Given material:
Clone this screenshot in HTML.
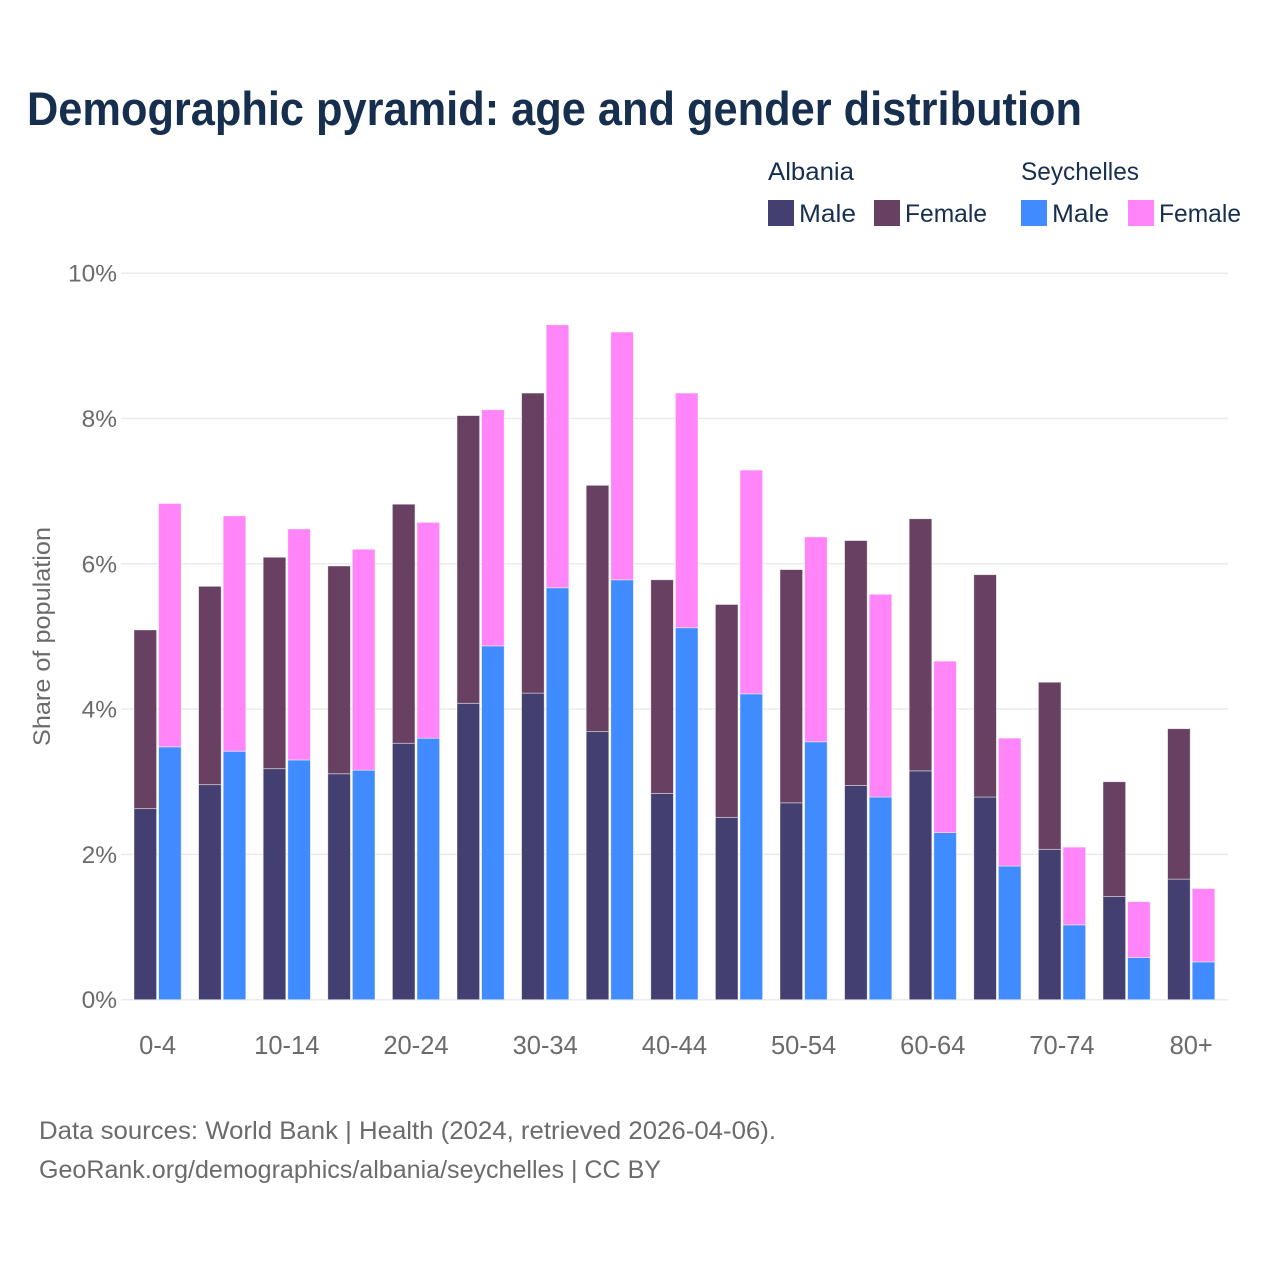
<!DOCTYPE html>
<html lang="en">
<head>
<meta charset="utf-8">
<title>Demographic pyramid</title>
<style>
html,body{margin:0;padding:0;background:#fff;width:1280px;height:1280px;overflow:hidden}
svg{display:block}
text{font-family:"Liberation Sans",sans-serif}
.dark{fill:#172f4f}
.gray{fill:#6b6b6b}
</style>
</head>
<body>
<svg id="chart" width="1280" height="1280" viewBox="0 0 1280 1280" xmlns="http://www.w3.org/2000/svg">
<rect width="1280" height="1280" fill="#ffffff"/>
<text x="27" y="125" font-size="47" font-weight="700" class="dark" textLength="1055" lengthAdjust="spacingAndGlyphs">Demographic pyramid: age and gender distribution</text>

<text x="768" y="180" font-size="25" class="dark" textLength="86" lengthAdjust="spacingAndGlyphs">Albania</text>
<text x="1021" y="180" font-size="25" class="dark" textLength="118" lengthAdjust="spacingAndGlyphs">Seychelles</text>
<rect x="768" y="200" width="26" height="26" fill="#433f70"/>
<text x="799" y="222" font-size="25" class="dark" textLength="57" lengthAdjust="spacingAndGlyphs">Male</text>
<rect x="874" y="200" width="26" height="26" fill="#674062"/>
<text x="905" y="222" font-size="25" class="dark" textLength="82" lengthAdjust="spacingAndGlyphs">Female</text>
<rect x="1021" y="200" width="26" height="26" fill="#408bff"/>
<text x="1052" y="222" font-size="25" class="dark" textLength="57" lengthAdjust="spacingAndGlyphs">Male</text>
<rect x="1128" y="200" width="26" height="26" fill="#ff85f8"/>
<text x="1159" y="222" font-size="25" class="dark" textLength="82" lengthAdjust="spacingAndGlyphs">Female</text>

<g id="grid"></g>
<g id="bars"></g>
<g id="ticks"></g>

<text transform="translate(50,636.5) rotate(-90)" text-anchor="middle" font-size="24" class="gray" textLength="219" lengthAdjust="spacingAndGlyphs">Share of population</text>

<text x="39" y="1139" font-size="25" class="gray" textLength="737" lengthAdjust="spacingAndGlyphs">Data sources: World Bank | Health (2024, retrieved 2026-04-06).</text>
<text x="39" y="1178" font-size="25" class="gray" textLength="622" lengthAdjust="spacingAndGlyphs">GeoRank.org/demographics/albania/seychelles | CC BY</text>
</svg>
<script>
const categories = ["0-4","5-9","10-14","15-19","20-24","25-29","30-34","35-39","40-44","45-49","50-54","55-59","60-64","65-69","70-74","75-79","80+"];
const albaniaMale = [2.63,2.96,3.18,3.11,3.53,4.08,4.22,3.69,2.84,2.51,2.71,2.95,3.15,2.79,2.07,1.42,1.66];
const albaniaFemale = [2.46,2.73,2.91,2.86,3.29,3.96,4.13,3.39,2.94,2.93,3.21,3.37,3.47,3.06,2.30,1.58,2.07];
const seychellesMale = [3.48,3.42,3.30,3.16,3.60,4.87,5.67,5.78,5.12,4.21,3.55,2.79,2.30,1.84,1.03,0.58,0.52];
const seychellesFemale = [3.35,3.24,3.18,3.04,2.97,3.25,3.62,3.41,3.23,3.08,2.82,2.79,2.36,1.76,1.07,0.77,1.01];
const yTicks = [0,2,4,6,8,10];
const xTickLabels = ["0-4","10-14","20-24","30-34","40-44","50-54","60-64","70-74","80+"];

const NS = "http://www.w3.org/2000/svg";
const plot = {left:121, right:1228, y0:999.7, y10:273.2, firstCenter:157.6, step:64.6, barW:22.6, gap:2};
function yScale(v){ return plot.y0 - (v/10)*(plot.y0-plot.y10); }
function xCenter(i){ return plot.firstCenter + i*plot.step; }
function svgEl(tag, attrs, parent){
  const el = document.createElementNS(NS, tag);
  for (const k in attrs) el.setAttribute(k, attrs[k]);
  parent.appendChild(el);
  return el;
}

const grid = document.getElementById("grid");
const ticks = document.getElementById("ticks");
const bars = document.getElementById("bars");

yTicks.forEach(function(t){
  const y = yScale(t);
  const line = svgEl("line", {x1:plot.left, x2:plot.right, y1:y, y2:y, stroke:"#ebebeb", "stroke-width":1.5}, grid);
  
  
  const label = svgEl("text", {x:117, y:y+8.5, "text-anchor":"end", "font-size":24.5, class:"gray"}, ticks);
  
  
  label.textContent = t + "%";
});

xTickLabels.forEach(function(name){
  const i = categories.indexOf(name);
  const label = svgEl("text", {x:xCenter(i), y:1054, "text-anchor":"middle", "font-size":25.5, class:"gray"}, ticks);
  
  
  label.textContent = name;
});

function drawSegment(x, base, value, fill, name){
  const yTop = yScale(base + value);
  const yBottom = yScale(base);
  const r = svgEl("rect", {x:x, y:yTop, width:plot.barW, height:yBottom-yTop, fill:fill, stroke:"#ffffff", "stroke-opacity":0.55, "stroke-width":0.8}, bars);
  
  
}

categories.forEach(function(c, i){
  const cx = xCenter(i);
  const xa = cx - plot.gap/2 - plot.barW;
  const xs = cx + plot.gap/2;
  drawSegment(xa, 0, albaniaMale[i], "#433f70", "bar-albania-male-" + c);
  drawSegment(xa, albaniaMale[i], albaniaFemale[i], "#674062", "bar-albania-female-" + c);
  drawSegment(xs, 0, seychellesMale[i], "#408bff", "bar-seychelles-male-" + c);
  drawSegment(xs, seychellesMale[i], seychellesFemale[i], "#ff85f8", "bar-seychelles-female-" + c);
});
</script>
</body>
</html>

What you will do: Each line of the data is to be duplicated exactly; pictures stay out of the copy.

Correct output:
Clone this screenshot in HTML.
<!DOCTYPE html>
<html lang="en">
<head>
<meta charset="utf-8">
<title>Demographic pyramid</title>
<style>
html,body{margin:0;padding:0;background:#fff;width:1280px;height:1280px;overflow:hidden}
svg{display:block}
text{font-family:"Liberation Sans",sans-serif}
.dark{fill:#172f4f}
.gray{fill:#6b6b6b}
</style>
</head>
<body>
<svg id="chart" width="1280" height="1280" viewBox="0 0 1280 1280" xmlns="http://www.w3.org/2000/svg">
<rect width="1280" height="1280" fill="#ffffff"/>
<text x="27" y="125" font-size="47" font-weight="700" class="dark" textLength="1055" lengthAdjust="spacingAndGlyphs">Demographic pyramid: age and gender distribution</text>

<text x="768" y="180" font-size="25" class="dark" textLength="86" lengthAdjust="spacingAndGlyphs">Albania</text>
<text x="1021" y="180" font-size="25" class="dark" textLength="118" lengthAdjust="spacingAndGlyphs">Seychelles</text>
<rect x="768" y="200" width="26" height="26" fill="#433f70"/>
<text x="799" y="222" font-size="25" class="dark" textLength="57" lengthAdjust="spacingAndGlyphs">Male</text>
<rect x="874" y="200" width="26" height="26" fill="#674062"/>
<text x="905" y="222" font-size="25" class="dark" textLength="82" lengthAdjust="spacingAndGlyphs">Female</text>
<rect x="1021" y="200" width="26" height="26" fill="#408bff"/>
<text x="1052" y="222" font-size="25" class="dark" textLength="57" lengthAdjust="spacingAndGlyphs">Male</text>
<rect x="1128" y="200" width="26" height="26" fill="#ff85f8"/>
<text x="1159" y="222" font-size="25" class="dark" textLength="82" lengthAdjust="spacingAndGlyphs">Female</text>

<g id="grid"></g>
<g id="bars"></g>
<g id="ticks"></g>

<text transform="translate(50,636.5) rotate(-90)" text-anchor="middle" font-size="24" class="gray" textLength="219" lengthAdjust="spacingAndGlyphs">Share of population</text>

<text x="39" y="1139" font-size="25" class="gray" textLength="737" lengthAdjust="spacingAndGlyphs">Data sources: World Bank | Health (2024, retrieved 2026-04-06).</text>
<text x="39" y="1178" font-size="25" class="gray" textLength="622" lengthAdjust="spacingAndGlyphs">GeoRank.org/demographics/albania/seychelles | CC BY</text>
</svg>
<script>
const categories = ["0-4","5-9","10-14","15-19","20-24","25-29","30-34","35-39","40-44","45-49","50-54","55-59","60-64","65-69","70-74","75-79","80+"];
const albaniaMale = [2.63,2.96,3.18,3.11,3.53,4.08,4.22,3.69,2.84,2.51,2.71,2.95,3.15,2.79,2.07,1.42,1.66];
const albaniaFemale = [2.46,2.73,2.91,2.86,3.29,3.96,4.13,3.39,2.94,2.93,3.21,3.37,3.47,3.06,2.30,1.58,2.07];
const seychellesMale = [3.48,3.42,3.30,3.16,3.60,4.87,5.67,5.78,5.12,4.21,3.55,2.79,2.30,1.84,1.03,0.58,0.52];
const seychellesFemale = [3.35,3.24,3.18,3.04,2.97,3.25,3.62,3.41,3.23,3.08,2.82,2.79,2.36,1.76,1.07,0.77,1.01];
const yTicks = [0,2,4,6,8,10];
const xTickLabels = ["0-4","10-14","20-24","30-34","40-44","50-54","60-64","70-74","80+"];

const NS = "http://www.w3.org/2000/svg";
const plot = {left:121, right:1228, y0:999.7, y10:273.2, firstCenter:157.6, step:64.6, barW:22.6, gap:2};
function yScale(v){ return plot.y0 - (v/10)*(plot.y0-plot.y10); }
function xCenter(i){ return plot.firstCenter + i*plot.step; }
function svgEl(tag, attrs, parent){
  const el = document.createElementNS(NS, tag);
  for (const k in attrs) el.setAttribute(k, attrs[k]);
  parent.appendChild(el);
  return el;
}

const grid = document.getElementById("grid");
const ticks = document.getElementById("ticks");
const bars = document.getElementById("bars");

yTicks.forEach(function(t){
  const y = yScale(t);
  const line = svgEl("line", {x1:plot.left, x2:plot.right, y1:y, y2:y, stroke:"#ebebeb", "stroke-width":1.5}, grid);
  
  
  const label = svgEl("text", {x:117, y:y+8.5, "text-anchor":"end", "font-size":24.5, class:"gray"}, ticks);
  
  
  label.textContent = t + "%";
});

xTickLabels.forEach(function(name){
  const i = categories.indexOf(name);
  const label = svgEl("text", {x:xCenter(i), y:1054, "text-anchor":"middle", "font-size":25.5, class:"gray"}, ticks);
  
  
  label.textContent = name;
});

function drawSegment(x, base, value, fill, name){
  const yTop = yScale(base + value);
  const yBottom = yScale(base);
  const r = svgEl("rect", {x:x, y:yTop, width:plot.barW, height:yBottom-yTop, fill:fill, stroke:"#ffffff", "stroke-opacity":0.55, "stroke-width":0.8}, bars);
  
  
}

categories.forEach(function(c, i){
  const cx = xCenter(i);
  const xa = cx - plot.gap/2 - plot.barW;
  const xs = cx + plot.gap/2;
  drawSegment(xa, 0, albaniaMale[i], "#433f70", "bar-albania-male-" + c);
  drawSegment(xa, albaniaMale[i], albaniaFemale[i], "#674062", "bar-albania-female-" + c);
  drawSegment(xs, 0, seychellesMale[i], "#408bff", "bar-seychelles-male-" + c);
  drawSegment(xs, seychellesMale[i], seychellesFemale[i], "#ff85f8", "bar-seychelles-female-" + c);
});
</script>
</body>
</html>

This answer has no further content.